A Canal Runs Through It
Tucked away on the outskirts of Syracuse is the Liz and Dave Beebe Camillus Erie Canal Park, where
waterways that used to transport salt from the Hudson River to Lake Erie by mule and ferry now provide locals with a place to find peace.
Established in 1972 when the state sold nearby abandoned canal lands to the Town of Camillus, the now 420-acre park was founded by Elizabeth and Dr. David Beebe, who said the action saved what remained of the old canal in Camillus from being filled in with trash and Solvay Process Company sludge. Over time, the couple has continued to add acreage through donations, purchases and leases, preserving a stretch of the 19th century Erie Canal and its aqueduct over Nine Mile Creek.
The aqueduct, a water-filled bridge that carries canal boats over rivers, streams and valleys, is New York’s only restored navigable aqueduct. In 2018, the Preservation League of New York honored the Camillus Park for its restoration of the 1844 aqueduct.

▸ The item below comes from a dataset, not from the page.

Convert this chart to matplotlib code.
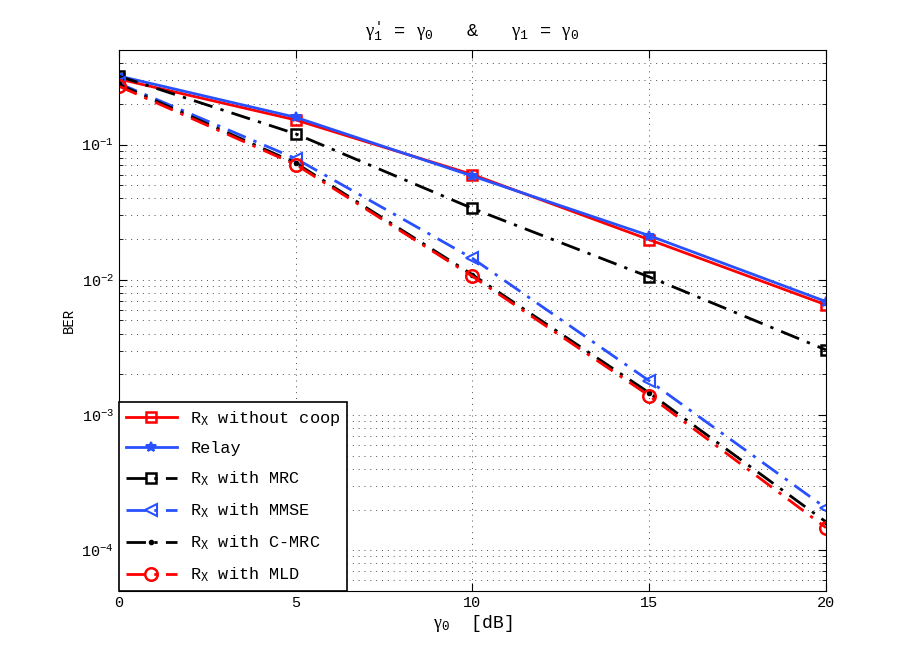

The history of the canal can be found in the Sims’ Museum, a replica of the original Sims’ Canal Store that was located approximately two miles east of its present location.
Open year-round from dawn to dusk, the park has 14 miles of trails along waters used by fishermen, kayakers and the park’s own tour boats. Volunteers lead tours from summer until just before the waters ice over, teaching the history of the canal and its effect on New York’s economy. In the winter months, the trails are populated by cross-country skiers, snowshoers and adventurous runners.